His wife was sick it was reported, she had a sore head and vomited. Now I’ve drank 10 pints on a Saturday night and woke up the next morning with a sore head and vomited and it wasn’t Covid. This is perhaps just a tongue in cheek example as I have had a few vomiting bugs because of having young kids where nurseries are a breeding ground and young kids, same age as theirs pick up everything and pass on. The point here is that what she described was not the listed Covid symptoms listed on the guidance (dry persistent cough and fever) that, if experienced, required self-isolation. He rushed home and even returned to work afterwards so cannot have been Covid or he would have had to isolate as well and not be able to return. He confirmed this twice in the press conference where he stated that his wife did not have any Covid symptoms at the time they left London and listed the two from the website that she did not have. He also confirmed that he had no symptoms until after they left London and the child took ill also after they left London.

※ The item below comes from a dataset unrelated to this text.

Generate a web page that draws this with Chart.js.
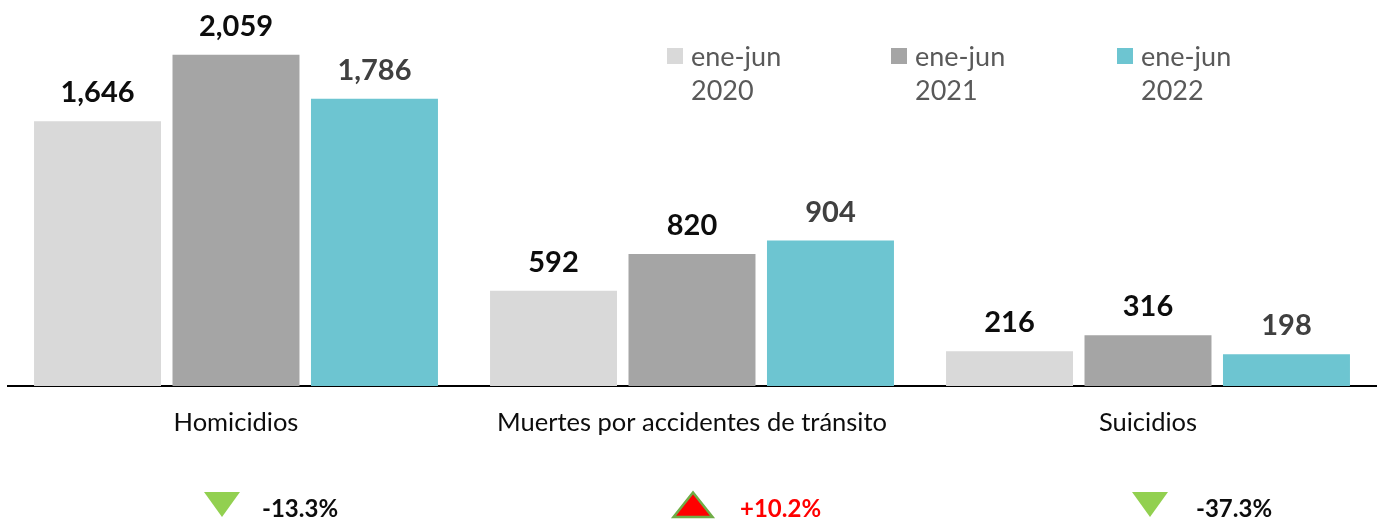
<!DOCTYPE html>
<html><head><meta charset="utf-8">
<script src="https://cdn.jsdelivr.net/npm/chart.js@4/dist/chart.umd.min.js"></script>
<style>html,body{margin:0;padding:0;background:#fff}#wrap{width:1379px;height:519px}</style>
</head><body><div id="wrap"><canvas id="c" width="1379" height="519"></canvas></div>
<script>
const categories = ["Homicidios", "Muertes por accidentes de tránsito", "Suicidios"];
const seriesLabels = [["ene-jun", "2020"], ["ene-jun", "2021"], ["ene-jun", "2022"]];
const values2020 = [1646, 592, 216];
const values2021 = [2059, 820, 316];
const values2022 = [1786, 904, 198];
const changePct = [-13.3, 10.2, -37.3];
const colors = ["#D9D9D9", "#A5A5A5", "#6DC5D1"];
const labelColors = ["#0d0d0d", "#0d0d0d", "#404040"];

const FONT = "Lato, 'Open Sans', sans-serif";

const valueLabels = {
  id: 'valueLabels',
  afterDatasetsDraw(chart) {
    const ctx = chart.ctx;
    ctx.save();
    ctx.font = "bold 29px " + FONT;
    ctx.textAlign = "center";
    ctx.textBaseline = "alphabetic";
    chart.data.datasets.forEach((ds, i) => {
      ctx.fillStyle = labelColors[i];
      chart.getDatasetMeta(i).data.forEach((bar, j) => {
        ctx.fillText(ds.data[j].toLocaleString('en-US'), bar.x, bar.y - 19);
      });
    });
    ctx.restore();
  }
};

const customLegend = {
  id: 'customLegend',
  afterDraw(chart) {
    const ctx = chart.ctx;
    const xs = [667, 891, 1117];
    ctx.save();
    ctx.font = "27px " + FONT;
    ctx.textBaseline = "middle";
    ctx.textAlign = "left";
    chart.data.datasets.forEach((ds, i) => {
      ctx.fillStyle = ds.backgroundColor;
      ctx.fillRect(xs[i], 48, 16, 16);
      ctx.fillStyle = "#595959";
      seriesLabels[i].forEach((t, k) => ctx.fillText(t, xs[i] + 24, 57 + k * 34));
    });
    ctx.restore();
  }
};

const changeRow = {
  id: 'changeRow',
  afterDraw(chart) {
    const ctx = chart.ctx;
    const xScale = chart.scales.x;
    const triOffsets = [-14, 1, 2];
    const textOffsets = [26, 48, 48];
    ctx.save();
    changePct.forEach((v, i) => {
      const cx = xScale.getPixelForValue(i);
      const tx = cx + triOffsets[i];
      ctx.beginPath();
      if (v < 0) {
        ctx.moveTo(tx - 18, 492); ctx.lineTo(tx + 18, 492); ctx.lineTo(tx, 517);
        ctx.closePath();
        ctx.fillStyle = "#92D050"; ctx.fill();
      } else {
        ctx.moveTo(tx - 19.5, 517); ctx.lineTo(tx + 19.5, 517); ctx.lineTo(tx, 492.5);
        ctx.closePath();
        ctx.fillStyle = "#FF0000"; ctx.fill();
        ctx.lineWidth = 2.5; ctx.strokeStyle = "#70AD47"; ctx.stroke();
      }
      ctx.font = "bold 24px " + FONT;
      ctx.textBaseline = "middle";
      ctx.textAlign = "left";
      ctx.fillStyle = v < 0 ? "#0d0d0d" : "#FF0000";
      const s = (v > 0 ? "+" : "") + v.toFixed(1) + "%";
      ctx.fillText(s, cx + textOffsets[i], 509);
    });
    ctx.restore();
  }
};

new Chart(document.getElementById('c'), {
  type: 'bar',
  data: {
    labels: categories,
    datasets: [
      { label: seriesLabels[0].join(' '), data: values2020, backgroundColor: colors[0] },
      { label: seriesLabels[1].join(' '), data: values2021, backgroundColor: colors[1] },
      { label: seriesLabels[2].join(' '), data: values2022, backgroundColor: colors[2] }
    ]
  },
  options: {
    responsive: false,
    animation: false,
    layout: { padding: { left: 8, right: 3, top: 0, bottom: 0 } },
    categoryPercentage: 0.911,
    barPercentage: 0.917,
    plugins: { legend: { display: false }, tooltip: { enabled: false } },
    scales: {
      x: {
        grid: { display: false, drawTicks: false },
        border: { display: true, color: "#000", width: 2 },
        ticks: { color: "#0d0d0d", font: { family: FONT, size: 25.5 }, padding: 21 },
        afterFit(s) { s.height = 133; }
      },
      y: {
        display: false,
        min: 0, max: 2400,
        afterFit(s) { s.width = 0; }
      }
    }
  },
  plugins: [valueLabels, customLegend, changeRow]
});
</script></body></html>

If no one then had any of the symptoms listed on the guidance then why did they leave London. As they did not then they, according to the guidance, did not need to self-isolate at that point. If they did not need to self isolate at the point they left London to go to another household, then the section of the guidance for Self-isolation did not apply to them and they could not use and twist the above paragraph about children and claim exceptional circumstance and that he had behaved reasonably and legally. As this did not apply to three persons with no Covid symptoms they did act illegally by not staying at home and travelling such a distance to another home.
If he had got sick and then became incapacitated then that’s when any exceptional circumstance may have been required but it was never the case or even required because, the guidance also states that most people with have only a mild case and why we were confident and followed these rules when we isolated and planned for something worse in case it happened, which never did, as they also experienced.
I honestly believe he just simply ran away to his safe place and not really about the child. He mentioned that everyone at No.10 was getting the virus and when he got home that night just ran away. I read an FT article from last year where he had mentioned that he could quit any time and not bothered about this job and was happy to retreat to his “bunker” in Durham. Perhaps this is where he just felt most safe but still no reason for someone who help draft the rules to then break them when so may have sacrificed.
I heard these things being said as I listened to that debacle yesterday and was actually shouting at my TV for a journalist to ask a decent question but no one did and we still have more questions than answers and I did not believe that most actually wanted to rock the boat too much and ask an hard question. So I send my thoughts to you instead and maybe this question might get asked.
Keep up the great dialogue and in acting as a conscience for those in our country who care. I’m dual nationality Australian/UK and always felt (with only a very few exceptions) that Australian politics lacked finesse and transparency but what we see at present in the UK is embarrassing and criminal and will bring us to our knees. All for the very wrong reasons. Be the lone voice Alistair but continue to be truthful and brave. We need you!
There must have been some of ‘these people’ in power in the Blair years too? Serious question; which of your books touch on this aspect? I’d like to read about it.
Apologies, this was not meant to be an unhelpful question or a difficult one. I take no reply to indicate that it has been viewed as too difficult. I had an interest in reading about such things from someone who was there. That is all.